The word ‘Celt’ itself is shrouded in mystery, believed by some to come from the Greek, ‘Keltoi’, meaning ‘hidden people’ – a reference to their lack of written records perhaps, and tales which were passed down through the generations by the druids and poets who studied long years to commit all their knowledge to memory.

Wyeth pays attention to language. In his analysis of poems by such luminaries as Maurice Riordan, Seamus Heaney, Paul Muldoon, and Patricia Monaghan he treats each word as a mine-rich ore, drawing out a golden history for every image. In his close reading of Monaghan’s brutal, beautiful reimagining of the myth of Mad Sweeney, ‘Dark of the Moon’, Wyeth follows a trail of linguistic associations that lead to a seemingly-inevitable conclusion:

The poem uses the changing phases and faces of the moon as a device for Sweeney’s state of mind. ‘Fat and fair-faced,’ ‘gleaming glance’, when he was a blood-lusty warrior; to ‘lean and stern of late.’ Shedding his ‘feathered cloak’ and running ‘naked with wolves’ alludes to another transformation. Wolves feature prominently in Celtic mythology. The  Irish word for wolf is Mac Tire meaning literally the Son of the Countryside and has associations with human transformation. In Monaghan’s own Encyclopaedia of Celtic Mythology and Folklore she describes the wolf as a creature that could see into the otherworld. Down through the ages, the full moon has strong connotations of transformations – especially into werewolves.
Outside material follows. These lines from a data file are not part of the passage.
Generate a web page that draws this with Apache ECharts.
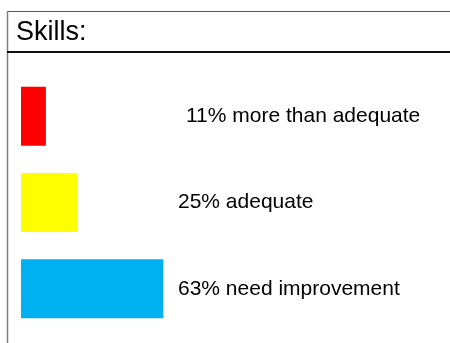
<!DOCTYPE html>
<html>
<head>
<meta charset="utf-8">
<script src="https://cdn.jsdelivr.net/npm/echarts@6/dist/echarts.min.js"></script>
<style>
  html, body { margin: 0; padding: 0; background: #ffffff; }
  #chart { width: 450px; height: 343px; }
</style>
</head>
<body>
<div id="chart"></div>
<script>
// Skill ratings, share of respondents (%)
const categories = ['more than adequate', 'adequate', 'need improvement'];
const shares = [11, 25, 63];
const barColors = ['#ff0000', '#ffff00', '#00b0f0'];
const titleText = 'Skills:';

const FONT = '"Liberation Sans", Arial, sans-serif';

// per-row nudges for the right-hand captions
const captionPadding = [[0, 0, 4, 8], [0, 0, 0, 0], [0, 0, 8, 0]];

const chart = echarts.init(document.getElementById('chart'), null, { renderer: 'canvas' });

chart.setOption({
  backgroundColor: '#ffffff',
  animation: false,
  title: {
    text: titleText,
    left: 11,
    top: 14,
    textStyle: { fontFamily: FONT, fontSize: 27, fontWeight: 'normal', color: '#000000' }
  },
  graphic: [
    // frame: top edge, left edge, rule under the title
    { type: 'line', shape: { x1: 7, y1: 11.5, x2: 450, y2: 11.5 }, style: { stroke: '#555555', lineWidth: 1 } },
    { type: 'line', shape: { x1: 7.5, y1: 11, x2: 7.5, y2: 343 }, style: { stroke: '#808080', lineWidth: 1.5 } },
    { type: 'line', shape: { x1: 7, y1: 52, x2: 450, y2: 52 }, style: { stroke: '#111111', lineWidth: 2 } }
  ],
  grid: { left: 21, right: 203, top: 73, bottom: 11, containLabel: false },
  xAxis: {
    type: 'value', min: 0, max: 100, show: false
  },
  yAxis: {
    type: 'category',
    inverse: true,
    data: categories.map((c, i) => ({
      value: c,
      textStyle: { padding: captionPadding[i] }
    })),
    axisLine: { show: false },
    axisTick: { show: false },
    splitLine: { show: false },
    axisLabel: {
      inside: true,
      margin: 157,
      fontFamily: FONT,
      fontSize: 21,
      color: '#000000',
      formatter: (value, idx) => shares[idx] + '% ' + value
    }
  },
  series: [{
    type: 'bar',
    barWidth: 59,
    data: shares.map((v, i) => ({ value: v, itemStyle: { color: barColors[i] } })),
    label: { show: false }
  }]
});
</script>
</body>
</html>
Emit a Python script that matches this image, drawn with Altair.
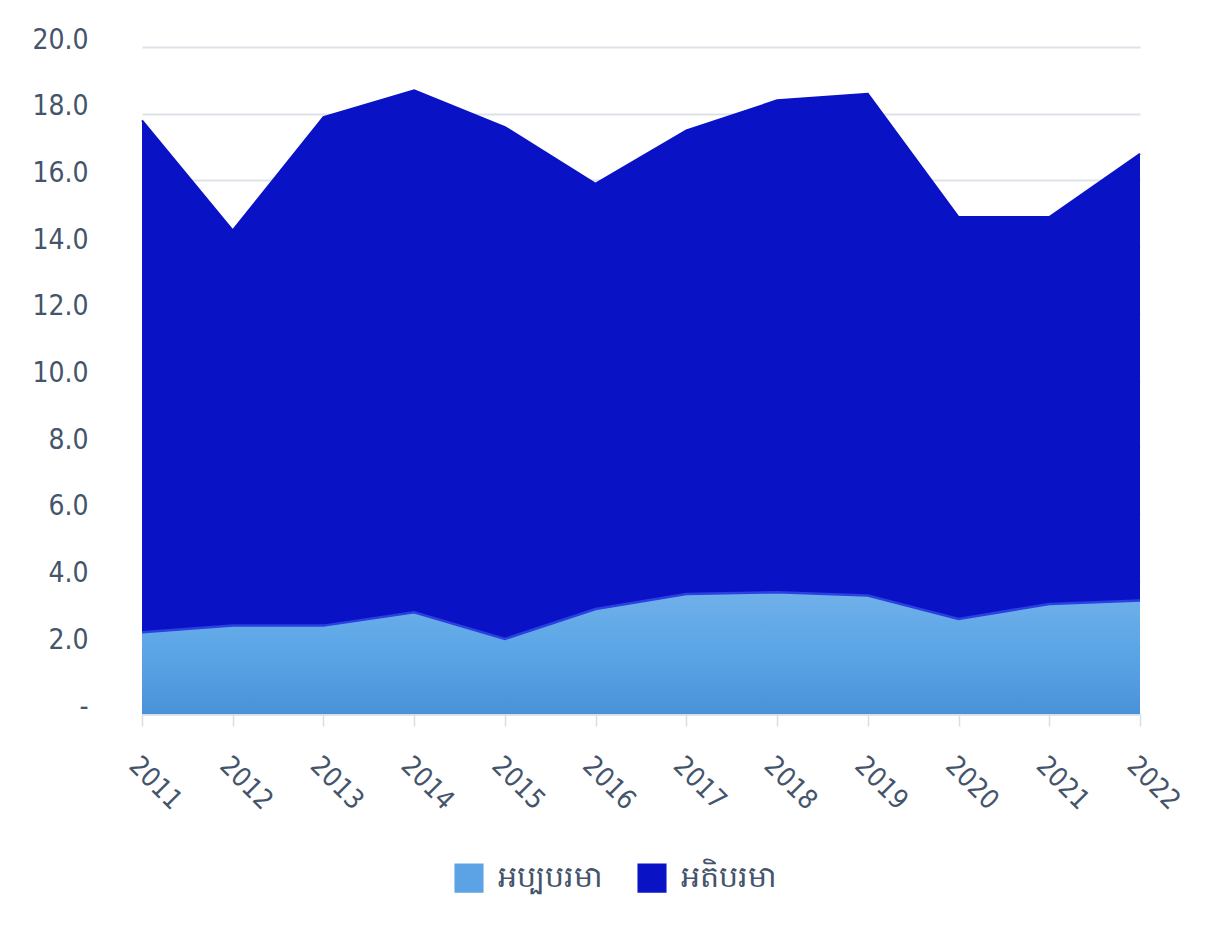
import altair as alt
import pandas as pd

years = [str(y) for y in range(2011, 2023)]
max_vals = [17.8, 14.5, 17.9, 18.7, 17.6, 15.9, 17.5, 18.4, 18.6, 14.9, 14.9, 16.8]
min_vals = [2.45, 2.65, 2.65, 3.05, 2.25, 3.15, 3.6, 3.65, 3.55, 2.85, 3.3, 3.4]
series = ["អប្បបរមា", "អតិបរមា"]
series_colors = ["#5BA3E4", "#0A12C6"]
y_ticks = [0, 2, 4, 6, 8, 10, 12, 14, 16, 18, 20]

df_max = pd.DataFrame({"year": years, "value": max_vals, "series": series[1]})
df_min = pd.DataFrame({"year": years, "value": min_vals, "series": series[0]})

FONT = "DejaVu Sans Condensed, Liberation Sans, sans-serif"
TXT = "#44546A"

x_enc = alt.X(
    "year:O",
    scale=alt.Scale(type="point", padding=0),
    title=None,
    axis=alt.Axis(
        labelAngle=45,
        labelAlign="left",
        labelBaseline="top",
        labelFontSize=27,
        labelFont=FONT,
        labelColor=TXT,
        labelPadding=26,
        tickSize=12,
        tickColor="#D9DDE4",
        tickWidth=1.5,
        domainColor="#D3DCE8",
        domainWidth=2,
        grid=False,
    ),
)
y_enc = alt.Y(
    "value:Q",
    scale=alt.Scale(domain=[0, 20], nice=False),
    title=None,
    axis=alt.Axis(
        values=y_ticks,
        labelExpr="datum.value == 0 ? '-' : format(datum.value, '.1f')",
        labelFontSize=28,
        labelFont=FONT,
        labelColor=TXT,
        labelPadding=54,
        labelOffset=-7,
        ticks=False,
        domain=False,
        grid=True,
        gridColor="#DDE1E8",
        gridWidth=2,
    ),
)
color_enc = alt.Color(
    "series:N",
    scale=alt.Scale(domain=series, range=series_colors),
    legend=alt.Legend(
        title=None,
        orient="none",
        direction="horizontal",
        legendX=312,
        legendY=816,
        symbolType="square",
        symbolSize=760,
        symbolStrokeWidth=1.5,
        symbolStrokeColor="#3A5FA0",
        symbolOpacity=1,
        labelFontSize=30,
        labelFont=FONT,
        labelColor=TXT,
        labelOffset=14,
        columnPadding=32,
    ),
)

dark = alt.Chart(df_max).mark_area(opacity=1, line={"color": "#0810A8", "strokeWidth": 2}).encode(
    x=x_enc, y=y_enc.stack(None), color=color_enc
)
light = alt.Chart(df_min).mark_area(opacity=1).encode(
    x=x_enc, y=y_enc.stack(None), color=color_enc
)
grad = alt.Chart(df_min).mark_area(
    opacity=1,
    fill=alt.Gradient(
        gradient="linear",
        stops=[
            alt.GradientStop(color="#70B0EA", offset=0),
            alt.GradientStop(color="#5AA5E6", offset=0.5),
            alt.GradientStop(color="#4A92D8", offset=1),
        ],
        x1=0, x2=0, y1=0, y2=1,
    ),
    line={"color": "#2A40E0", "strokeWidth": 2.5},
).encode(x=x_enc, y=y_enc.stack(None))

chart = (
    alt.layer(dark, light, grad)
    .properties(
        width=998,
        height=667,
        autosize=alt.AutoSizeParams(type="none"),
        padding={"left": 134, "top": 39, "right": 60, "bottom": 210},
        view=alt.ViewBackground(strokeWidth=0, strokeOpacity=0),
    )
    .configure_view(strokeWidth=0, strokeOpacity=0)
    .configure(background="white")
)

chart.save("out.html", embed_options={"renderer": "svg", "actions": False})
Wyeth’s analysis digs much deeper than history and image; he has an ear for sound, for the music of poetry and the layers of meaning that verbal music can add to a work. Discussing Mary O’Malley’s sensual poem ‘Bean Sidhe’, Wyeth reminds us of Alexander Pope’s belief that, “sound must seem an echo to the sense.” Referring to the poem, Wyeth says that, “The sound-echoes sensuality is deepened through the physical end-rhymes that move down the poem, such as, ‘lips/hips’, ‘oh/grow’, ‘dry/eyes’.” The great strength of this book grows from the combination of technical study and elaboration on the themes of myth. Form and content are explored together and the result of this is that the reader leaves with a deeper understanding, not only of the history behind the poems, but of how the poems generate their strong effect.

There is a single glaring flaw in the formula that Wyeth has created. Between poem and analysis, Wyeth interrupts himself to force a biography of the poets whose work he is discussing. There is no structural break between the biography and the rest of the essay, biography and analysis jar against each other, and the shift in tone is distracting. He would have done better to include the authors’ bios in a group at the end of the book. When the reader looks beyond that odd choice, they will find that each chapter in this book reveals something new; a poem, a fragment of history, or a piece of a great story that has become detached from context. By focusing with such intensity on detail, on this specific word, each essay serves, seemingly paradoxically, to draw the threads of myth together, transcending time and country, so that, ‘In this sense, we can all claim a Celtic identity.’